In UG’s account, all forms of destruction, disorder, and suffering flow from the division between the self and the world or nature. This divisive movement of thought came into operation with the birth of self-consciousness somewhere in the process of evolution and marks the beginning of the end of this species. “The instrument that we think places us at the pinnacle of creation is the very thing that will lead to the destruction of not only the human species but all forms of life on this planet,” declared UG. He is thus no starry-eyed utopian. There is no “kingdom of heaven” around any of the corners of time. On the contrary, it is apocalypse that awaits us. This is not because of any supernatural factor but the very nature of the instrument of thought on which human civilization is based.

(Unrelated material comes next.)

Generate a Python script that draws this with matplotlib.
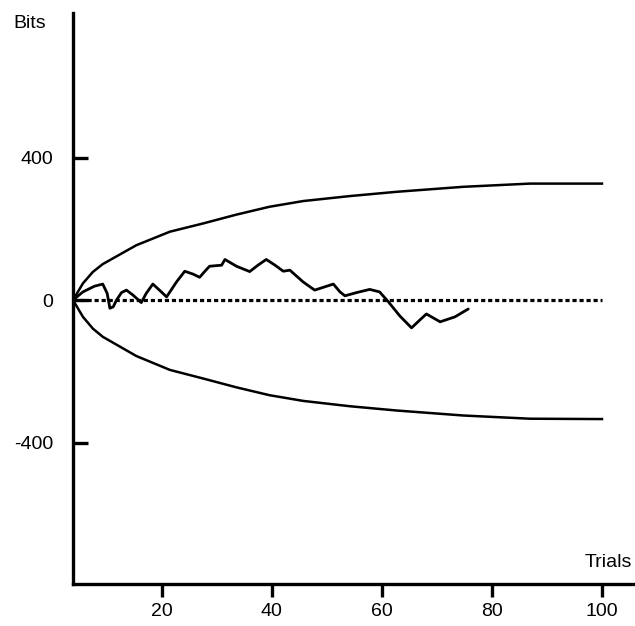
import matplotlib.pyplot as plt

plt.rcParams['font.family'] = ['Liberation Sans', 'DejaVu Sans']
plt.rcParams['axes.unicode_minus'] = False

# envelope curves
env_x = [3.9, 5.7, 7.5, 9.3, 15.4, 21.5, 27.5, 33.6, 39.6, 45.7, 54.2, 62.7, 74.8, 86.9, 100]
env_upper = [0, 47, 79, 101, 154, 192, 215, 240, 262, 278, 292, 304, 318, 327, 327]
env_lower = [0, -47, -80, -103, -157, -196, -220, -245, -267, -283, -298, -310, -324, -333, -334]

# cumulative score curve
trial = [3.9, 5.7, 7.8, 9.3, 10.1, 10.6, 11.2, 11.8, 12.7, 13.6, 14.8, 16.3, 17.2,
         18.4, 19.6, 20.9, 22.7, 24.2, 25.7, 26.9, 27.8, 28.7, 30.9, 31.5, 33.6,
         36.0, 37.5, 39.0, 40.6, 42.1, 43.3, 45.7, 47.8, 49.6, 51.2, 52.4, 53.3,
         55.4, 57.8, 59.6, 61.2, 63.3, 65.4, 66.9, 68.1, 70.6, 73.3, 75.7]
bits = [0, 23, 39, 45, 19, -23, -19, 0, 21, 28, 14, -7, 19,
        45, 28, 9, 51, 81, 73, 64, 80, 95, 98, 114, 95,
        80, 98, 114, 98, 81, 84, 51, 28, 37, 45, 23, 12,
        21, 30, 23, -5, -45, -78, -56, -39, -61, -47, -25]

zero_x = [3.9, 100]
zero_y = [0, 0]

x_ticks = [20, 40, 60, 80, 100]
y_ticks = [-400, 0, 400]

fig = plt.figure(figsize=(6.35, 6.26), dpi=100)
ax = fig.add_axes([0.115, 0.0671, 0.885, 0.9116])

ax.plot(env_x, env_upper, color='black', lw=1.8)
ax.plot(env_x, env_lower, color='black', lw=1.8)
ax.plot(zero_x, zero_y, color='black', lw=2.3, linestyle=(0, (1.3, 0.9)), dash_capstyle='butt')
ax.plot(trial, bits, color='black', lw=2.0, solid_joinstyle='round', solid_capstyle='round')

ax.set_xlim(3.9, 106)
ax.set_ylim(-797, 805)

for s in ['top', 'right']:
    ax.spines[s].set_visible(False)
for s in ['left', 'bottom']:
    ax.spines[s].set_linewidth(2.4)

ax.set_xticks(x_ticks)
ax.set_yticks(y_ticks)
ax.tick_params(axis='x', direction='out', length=9, width=2.4, pad=5, labelsize=14)
ax.tick_params(axis='y', direction='in', length=11, width=2.4, pad=14, labelsize=14)

fig.text(0.047, 0.962, 'Bits', fontsize=14, ha='center', va='center')
fig.text(0.958, 0.102, 'Trials', fontsize=14, ha='center', va='center')

fig.savefig('out.png', dpi=100)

We can thus see that, in all realms, UG had a subjective explanation of the human condition. Ultimately it is not any external, social or socioeconomic factors that are responsible, such as class divisions, the military-industrial complex etc., but internal factors, the separative movement of the thought mechanism, the ego structure and the separative self-consciousness and the value system which it has created that we call as ‘culture’. All cultures are variations on a common theme, the perpetuation of a social order by fitting individuals into a common value system. This is the reason why UG did not discriminate between Eastern and Western cultures. Nor did he advocate a return to our primitive past as a solution as the they share the same root as pointed out by UG, “The hydrogen bomb had its origin in the jawbone of an ass which the cave man used to kill his neighbor.”

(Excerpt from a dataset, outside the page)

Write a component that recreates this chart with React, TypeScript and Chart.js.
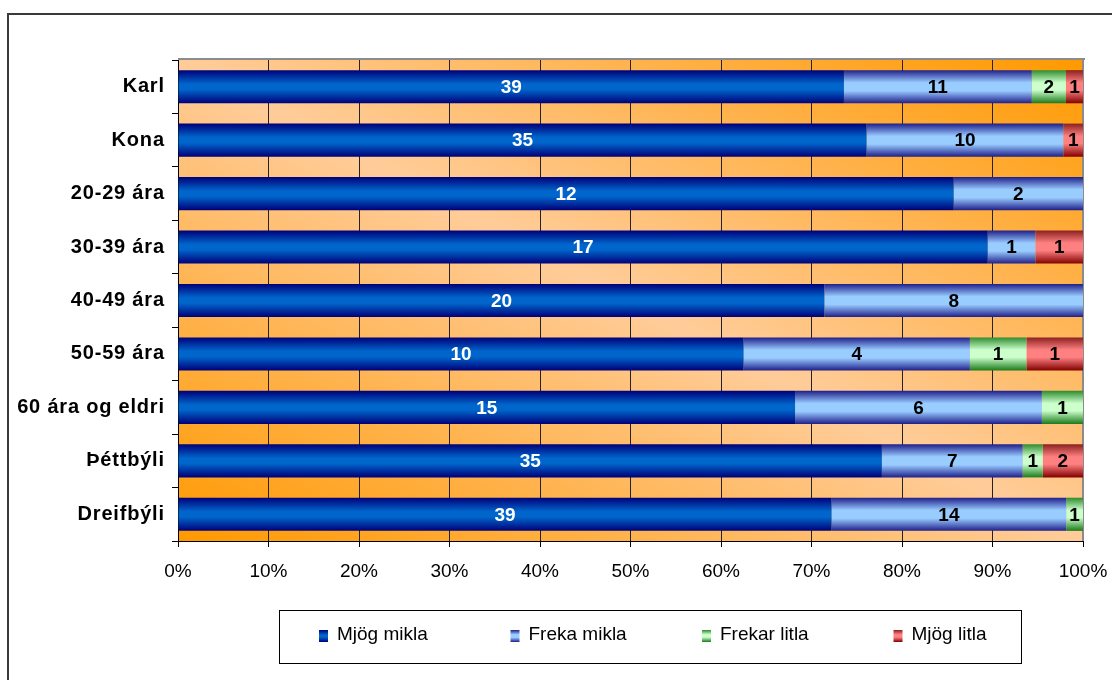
import React, { useEffect, useRef } from 'react';
import { Chart, registerables } from 'chart.js';

Chart.register(...registerables);

const categories = ['Karl', 'Kona', '20-29 ára', '30-39 ára', '40-49 ára', '50-59 ára', '60 ára og eldri', 'Þéttbýli', 'Dreifbýli'];
const seriesNames = ['Mjög mikla', 'Freka mikla', 'Frekar litla', 'Mjög litla'];
const mjogMikla = [39, 35, 12, 17, 20, 10, 15, 35, 39];
const frekaMikla = [11, 10, 2, 1, 8, 4, 6, 7, 14];
const frekarLitla = [2, 0, 0, 0, 0, 1, 1, 1, 1];
const mjogLitla = [1, 1, 0, 1, 0, 1, 0, 2, 0];
const xTicks = [0, 10, 20, 30, 40, 50, 60, 70, 80, 90, 100];

const seriesCounts = [mjogMikla, frekaMikla, frekarLitla, mjogLitla];

const FONT = "'Liberation Sans', Arial, Helvetica, sans-serif";
const BAR_PCT = 0.62;

const stopsList: [number, string][][] = [
  [[0, '#000078'], [0.42, '#0066CC'], [0.58, '#0066CC'], [1, '#000078']],
  [[0, '#1F1F8A'], [0.38, '#99CCFF'], [0.62, '#99CCFF'], [1, '#1F1F8A']],
  [[0, '#2E8B2E'], [0.38, '#CCFFCC'], [0.6, '#CCFFCC'], [1, '#1A7A1A']],
  [[0, '#8B2020'], [0.38, '#FF8080'], [0.6, '#FF8080'], [1, '#800000']],
];
const solid = ['#0066CC', '#99CCFF', '#CCFFCC', '#FF8080'];
const labelColors = ['#FFFFFF', '#000000', '#000000', '#000000'];

function totals() {
  return categories.map((_, i) => seriesCounts.reduce((s, arr) => s + arr[i], 0));
}

function makeGradient(ctx: CanvasRenderingContext2D, y0: number, y1: number, stops: [number, string][]) {
  const g = ctx.createLinearGradient(0, y0, 0, y1);
  stops.forEach(([o, c]) => g.addColorStop(o, c));
  return g;
}

const framePlugin = {
  id: 'frame',
  afterLayout(chart: any) {
    const s = chart.scales.y;
    if (s && !s.__spaced) {
      const orig = s.drawLabels.bind(s);
      s.drawLabels = (ca: any) => {
        const ctx = s.ctx as any;
        ctx.save();
        ctx.letterSpacing = '0.8px';
        ctx.translate(0.8, 0);
        orig(ca);
        ctx.restore();
      };
      s.__spaced = true;
    }
  },
  beforeDraw(chart: any) {
    const ctx = chart.ctx as CanvasRenderingContext2D;
    const { left, right, top, bottom } = chart.chartArea;
    ctx.save();
    ctx.fillStyle = '#FFFFFF';
    ctx.fillRect(0, 0, chart.width, chart.height);
    // outer border
    ctx.fillStyle = '#3a3a3a';
    ctx.fillRect(7, 13, chart.width, 2);
    ctx.fillRect(7, 13, 2, chart.height);
    // plot background
    const w = right - left;
    const h = bottom - top;
    const t = (2 * w * h) / (w * w + h * h);
    const g = ctx.createLinearGradient(left, bottom, left + t * h, bottom - t * w);
    g.addColorStop(0, '#FF9900');
    g.addColorStop(0.5, '#FFCC99');
    g.addColorStop(1, '#FF9900');
    ctx.fillStyle = g;
    ctx.fillRect(left, top, w, h);
    ctx.restore();
  },
  beforeDatasetsDraw(chart: any) {
    const ctx = chart.ctx as CanvasRenderingContext2D;
    const { left, right, top, bottom } = chart.chartArea;
    ctx.save();
    ctx.fillStyle = '#8C8C8C';
    ctx.fillRect(left, top - 2, right - left + 2, 2);
    ctx.fillRect(right - 1, top - 2, 2, bottom - top + 2);
    ctx.restore();
  },
  afterDatasetsDraw(chart: any) {
    const ctx = chart.ctx as CanvasRenderingContext2D;
    ctx.save();
    ctx.font = `bold 19px ${FONT}`;
    ctx.textAlign = 'center';
    ctx.textBaseline = 'middle';
    chart.data.datasets.forEach((_: any, di: number) => {
      const meta = chart.getDatasetMeta(di);
      meta.data.forEach((bar: any, i: number) => {
        const count = seriesCounts[di][i];
        if (!count) return;
        const p = bar.getProps(['x', 'y', 'base'], true);
        ctx.fillStyle = labelColors[di];
        ctx.fillText(String(count), (p.x + p.base) / 2, p.y + 1);
      });
    });
    ctx.restore();
  },
  afterDraw(chart: any) {
    const ctx = chart.ctx as CanvasRenderingContext2D;
    ctx.save();
    // legend box
    ctx.strokeStyle = '#000000';
    ctx.lineWidth = 1;
    ctx.strokeRect(279.5, 610.5, 742, 53);
    ctx.font = `19px ${FONT}`;
    ctx.textAlign = 'left';
    ctx.textBaseline = 'middle';
    seriesNames.forEach((name, i) => {
      const mx = 319 + i * 191.5;
      const my = 630;
      ctx.fillStyle = makeGradient(ctx, my, my + 12, stopsList[i]);
      ctx.fillRect(mx, my, 9, 12);
      ctx.fillStyle = '#000000';
      ctx.fillText(name, mx + 18, 635);
    });
    ctx.restore();
  },
};

export default function App() {
  const ref = useRef<HTMLCanvasElement | null>(null);
  useEffect(() => {
    if (!ref.current) return;
    const tot = totals();
    const datasets = seriesCounts.map((arr, di) => ({
      label: seriesNames[di],
      data: arr.map((v, i) => (v / tot[i]) * 100),
      borderWidth: 0,
      barPercentage: BAR_PCT,
      categoryPercentage: 1,
      backgroundColor: (c: any) => {
        const chart = c.chart;
        const y = chart.scales && chart.scales.y;
        if (!chart.chartArea || !y || c.dataIndex === undefined) return solid[di];
        const yc = y.getPixelForValue(c.dataIndex);
        const bh = (y.height / categories.length) * BAR_PCT;
        return makeGradient(chart.ctx, yc - bh / 2, yc + bh / 2, stopsList[di]);
      },
    }));
    const chart = new Chart(ref.current, {
      type: 'bar',
      data: { labels: categories, datasets },
      options: {
        indexAxis: 'y',
        responsive: false,
        animation: false,
        layout: { padding: { top: 60, right: 29, bottom: 99, left: 0 } },
        plugins: { legend: { display: false }, tooltip: { enabled: false } },
        scales: {
          x: {
            stacked: true,
            min: 0,
            max: 100,
            afterBuildTicks: (s: any) => { s.ticks = xTicks.map((v) => ({ value: v })); },
            afterFit: (s: any) => { s.height = 40; s.paddingRight = 0; s.paddingLeft = 0; },
            grid: { color: '#222222', lineWidth: 1, drawTicks: true, tickLength: 6, tickColor: '#000000' },
            border: { display: true, color: '#000000', width: 1 },
            ticks: {
              color: '#000000',
              font: { family: FONT, size: 19 },
              padding: 13,
              maxRotation: 0,
              callback: (v: any) => `${v}%`,
            },
          },
          y: {
            stacked: true,
            afterFit: (s: any) => { s.width = 178; s.paddingTop = 0; s.paddingBottom = 0; },
            grid: { drawOnChartArea: false, drawTicks: true, tickLength: 6, color: '#000000' },
            border: { display: true, color: '#000000', width: 1 },
            ticks: { color: '#000000', font: { family: FONT, size: 20, weight: 'bold' }, padding: 8 },
          },
        },
      },
      plugins: [framePlugin],
    });
    return () => chart.destroy();
  }, []);
  return (
    <div style={{ position: 'fixed', left: 0, top: 0, width: 1112, height: 680 }}>
      <canvas ref={ref} width={1112} height={680} style={{ display: 'block' }} />
    </div>
  );
}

Thus the overall significance of UG lies in his radical and original critique of all traditions, be it spiritual, religious or social. His overarching message was that the collective value system is the root causes of all goals — spiritual or material. When freed of the value system and self-perpetuating mechanism of thought, one comes into one’s own unique natural state. But the ultimate paradox is that wanting to be free of the value system is itself a product of the value system and therefore keeps it going ever more strongly. Whatever may be said about the merits and demerits of UG’s insights, it is undeniable that it has the power of an uncontaminated simplicity which because of its very nature is also deeply enigmatic.